When performing a SWOT analysis, there are a few common pitfalls that you should avoid to ensure its effectiveness.
- Failing to involve the right stakeholders in the analysis process: It is important to include individuals from different departments and levels of expertise to gain diverse perspectives.
- Being overly subjective or biased in the analysis: Gathering objective data and insights is essential to make informed decisions.
- Not considering external factors beyond the organization's control: Assessing the external environment and identifying potential threats and opportunities is crucial for a comprehensive analysis.

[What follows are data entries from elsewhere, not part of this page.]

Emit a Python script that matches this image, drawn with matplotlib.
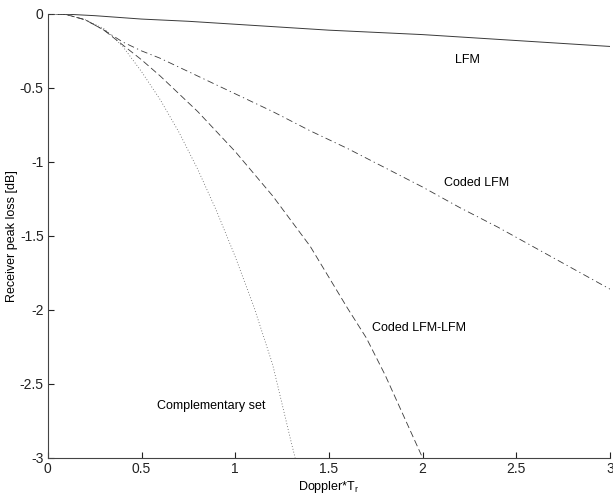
import matplotlib.pyplot as plt

plt.rcParams['font.family'] = ['Liberation Sans', 'DejaVu Sans']

# Doppler*Tr samples and peak loss [dB]
lfm_x = [0, 0.1, 0.25, 0.5, 0.75, 1.0, 1.25, 1.5, 1.75, 2.0, 2.25, 2.5, 2.75, 3.0]
lfm_y = [0, -0.002, -0.012, -0.035, -0.05, -0.07, -0.09, -0.11, -0.125, -0.14, -0.16, -0.18, -0.20, -0.22]

coded_x = [0, 0.1, 0.2, 0.3, 0.4, 0.5, 0.6, 0.8, 1.0, 1.2, 1.4, 1.6, 1.8, 2.0, 2.2, 2.4, 2.6, 2.8, 3.0]
coded_y = [0, -0.005, -0.04, -0.11, -0.19, -0.25, -0.30, -0.42, -0.54, -0.66, -0.79, -0.91,
           -1.04, -1.17, -1.31, -1.44, -1.58, -1.72, -1.86]

clfm_x = [0, 0.1, 0.2, 0.3, 0.4, 0.5, 0.6, 0.8, 1.0, 1.2, 1.4, 1.5, 1.6, 1.7, 1.8, 1.9, 2.0]
clfm_y = [0, -0.005, -0.04, -0.11, -0.21, -0.31, -0.42, -0.66, -0.93, -1.23, -1.57, -1.78,
          -1.99, -2.19, -2.44, -2.72, -3.0]

comp_x = [0, 0.1, 0.2, 0.3, 0.4, 0.5, 0.6, 0.7, 0.8, 0.9, 1.0, 1.1, 1.2, 1.3, 1.32]
comp_y = [0, -0.005, -0.04, -0.10, -0.22, -0.39, -0.58, -0.80, -1.05, -1.33, -1.64, -1.98,
          -2.37, -2.90, -3.0]

fig = plt.figure(figsize=(6.13, 4.96), dpi=100)
ax = fig.add_axes([0.078, 0.077, 0.917, 0.895])

ax.plot(lfm_x, lfm_y, color='#3a3a3a', lw=0.7, ls='-')
ax.plot(coded_x, coded_y, color='#3a3a3a', lw=0.6, ls=(0, (8, 4, 1.5, 4)))
ax.plot(clfm_x, clfm_y, color='#3a3a3a', lw=0.6, ls=(0, (8, 4)))
ax.plot(comp_x, comp_y, color='#5a5a5a', lw=0.6, ls=(0, (1, 2.5)))

ax.text(2.24, -0.31, 'LFM', ha='center', va='center', fontsize=9)
ax.text(2.29, -1.14, 'Coded LFM', ha='center', va='center', fontsize=9)
ax.text(1.98, -2.12, 'Coded LFM-LFM', ha='center', va='center', fontsize=9)
ax.text(0.87, -2.65, 'Complementary set', ha='center', va='center', fontsize=9)

ax.set_xlim(0, 3)
ax.set_ylim(-3, 0)
ax.set_xticks([0, 0.5, 1, 1.5, 2, 2.5, 3])
ax.set_xticklabels(['0', '0.5', '1', '1.5', '2', '2.5', '3'])
ax.set_yticks([-3, -2.5, -2, -1.5, -1, -0.5, 0])
ax.set_yticklabels(['-3', '-2.5', '-2', '-1.5', '-1', '-0.5', '0'])
ax.tick_params(direction='in', length=4, labelsize=10, colors='#222222', pad=3)
for s in ['top', 'right']:
    ax.spines[s].set_visible(False)
for s in ['left', 'bottom']:
    ax.spines[s].set_color('#444444')
    ax.spines[s].set_linewidth(0.8)

ax.set_xlabel('Doppler*T$_\\mathregular{r}$', fontsize=9, labelpad=2)
ax.set_ylabel('Receiver peak loss [dB]', fontsize=9, labelpad=1)

fig.savefig('out.png', dpi=100)
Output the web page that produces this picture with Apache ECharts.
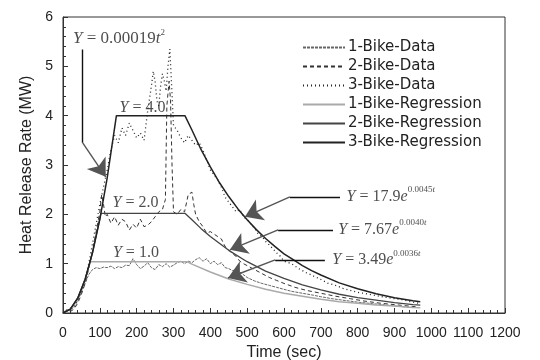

- Treating the SWOT analysis as a one-time event: It should be an ongoing process, regularly reviewed and updated to reflect changes in the project or business environment.
- Overlooking external factors: Considering internal and external factors in a SWOT analysis is important. Focusing solely on internal strengths and weaknesses without considering external opportunities and threats can lead to an incomplete assessment.
- Neglecting to prioritize: While it's essential to identify strengths, weaknesses, opportunities, and threats, it's equally important to prioritize them. Failing to prioritize can lead to a lack of focus on the most critical issues and hinder effective decision-making.
- Insufficient action planning: A SWOT analysis aims to inform strategic decision-making. However, it's not enough to simply identify strengths, weaknesses, opportunities, and threats. It's equally important to develop an action plan that addresses the findings and outlines specific steps to capitalize on strengths and opportunities while mitigating weaknesses and threats.
How Frequently Should a Project Team Revisit Their SWOT Analysis?
A project team should revisit their SWOT analysis regularly throughout the project lifecycle. The frequency depends on the project's duration, complexity, and the rate of change in the project's environment.
As a general guideline, reviewing the SWOT analysis at key milestones or significant changes in the project is recommended. This ensures that the analysis remains relevant and up-to-date. By revisiting the SWOT analysis periodically, the project team can identify new strengths, weaknesses, opportunities, and threats and adjust their strategies accordingly. This iterative approach throughout the project lifecycle helps maximize project outcomes and adapt to evolving circumstances.
What Steps Should Be Taken After a SWOT Analysis Is Completed?
After completing a SWOT analysis, several steps should be taken into consideration to ensure its effectiveness and maximize its impact on project management:
1. Review and Validate: Take the time to review the SWOT analysis and validate the findings. Ensure that the analysis accurately reflects the current situation and that all strengths, weaknesses, opportunities, and threats have been identified.
2. Prioritize and Develop Action Plans: Prioritize the key findings from the SWOT analysis based on their significance and impact on the project. Develop action plans for addressing each of the identified weaknesses and threats, as well as leveraging the strengths and opportunities.
3. Assign Responsibilities: Assign responsibilities to team members for implementing the action plans. Clearly define who will be responsible for each task and set deadlines for completion.
4. Communicate and Share: Share the SWOT analysis findings with all relevant stakeholders. This ensures everyone knows the project's strengths, weaknesses, opportunities, and threats and can contribute to the action plans and decision-making process.
5. Monitor and Measure Progress: Regularly monitor and measure the progress of the action plans. This helps to track the effectiveness of the strategies implemented and identify any necessary adjustments or modifications.
6. Revisit and Update: Revisit the SWOT analysis periodically throughout the project lifecycle. As the project progresses and circumstances change, it is essential to update the analysis to reflect any new strengths, weaknesses, opportunities, or threats that may arise.